Navigator takes opposition head on, can't promise it won't use eminent domain
Lawmaker, pipeline representative square off in 'Property Rights & CO2 Pipeline' debate
BROOKINGS — A pipeline company likely to use eminent domain to finish a project through South Dakota faced angry land rights advocates head on Tuesday night.
Navigator CO2 vice president of government and public affairs Elizabeth Burns-Thompson and Dell Rapids lawmaker Jon Hansen squared off in the Property Rights & CO2 Pipeline debate here at the Dacotah Bank Event Center, marking the first ever debate on eminent domain reform in South Dakota.

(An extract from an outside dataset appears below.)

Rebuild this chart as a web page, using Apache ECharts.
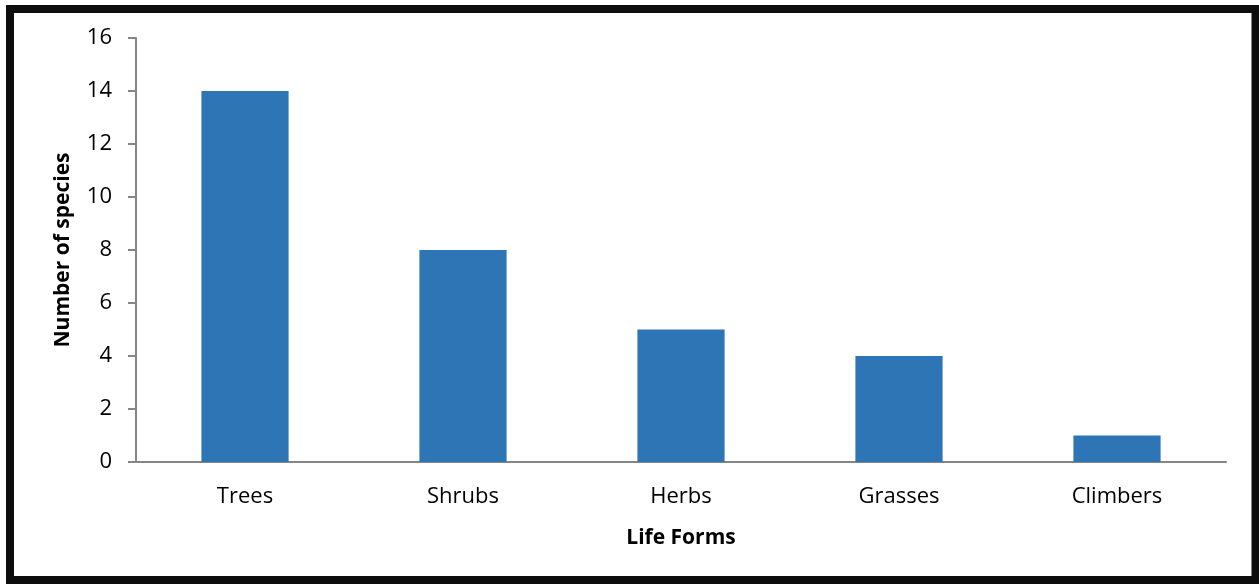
<!DOCTYPE html>
<html>
<head>
<meta charset="utf-8">
<script src="https://cdn.jsdelivr.net/npm/echarts@6/dist/echarts.min.js"></script>
<style>
  html, body { margin: 0; padding: 0; background: #fff; }
  #grafico { width: 1259px; height: 584px; }
</style>
</head>
<body>
<div id="grafico"></div>
<script>
// datos
const categories = ["Trees", "Shrubs", "Herbs", "Grasses", "Climbers"];
const speciesCount = [14, 8, 5, 4, 1];

const font = "Open Sans, Noto Sans, sans-serif";

let options = {
  animation: false,
  grid: { left: 136, right: 33, top: 38, bottom: 122 },
  graphic: [
    {
      type: "rect",
      shape: { x: 10, y: 9, width: 1245.5, height: 571 },
      style: { fill: "none", stroke: "#0d0d0d", lineWidth: 8 }
    }
  ],
  xAxis: {
    type: "category",
    data: categories,
    name: "Life Forms",
    nameLocation: "middle",
    nameGap: 66,
    nameTextStyle: { fontFamily: font, fontSize: 21, fontWeight: "bold", color: "#000" },
    axisLine: { lineStyle: { color: "#868686", width: 2 } },
    axisTick: { length: 8, lineStyle: { color: "#868686", width: 2 } },
    axisLabel: { margin: 24, fontFamily: font, fontSize: 22, color: "#000" }
  },
  yAxis: {
    type: "value",
    min: 0,
    max: 16,
    interval: 2,
    name: "Number of species",
    nameLocation: "middle",
    nameGap: 62,
    nameTextStyle: { fontFamily: font, fontSize: 21, fontWeight: "bold", color: "#000" },
    splitLine: { show: false },
    axisLine: { show: true, lineStyle: { color: "#868686", width: 2 } },
    axisTick: { show: true, length: 8, lineStyle: { color: "#868686", width: 2 } },
    axisLabel: { margin: 24, fontFamily: font, fontSize: 22, color: "#000" }
  },
  series: [
    {
      type: "bar",
      data: speciesCount,
      barWidth: "40%",
      itemStyle: { color: "#2E75B6" }
    }
  ]
};

let barChart = echarts.init(document.getElementById("grafico"));
barChart.setOption(options);
</script>
</body>
</html>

Hansen, a leader in the movement to remove carbon from the list of utilities eligible for the forced taking of land, and Burns-Thompson, representing not just Navigator but the carbon sequestration industry that hopes to bury carbon produced by ethanol plants underground, spent an hour fielding questions from moderator Sara Frankenstein on eminent domain, the future of the corn industry and domestic politics.
Hansen leaned on his South Dakota roots throughout the debate.
“Like many of the impacted landowners, I am a fifth generation South Dakotan,” Hansen said during his opening remarks. “My family took a claim under the Homestead Act to get here.”
Noting that fellow carbon pipeline company Summit Carbon Solutions (SCS) declined several invitations to the same forum, Hansen offered several nods of appreciation to Burns-Thompson for taking up the mantle of defending the pipelines in South Dakota.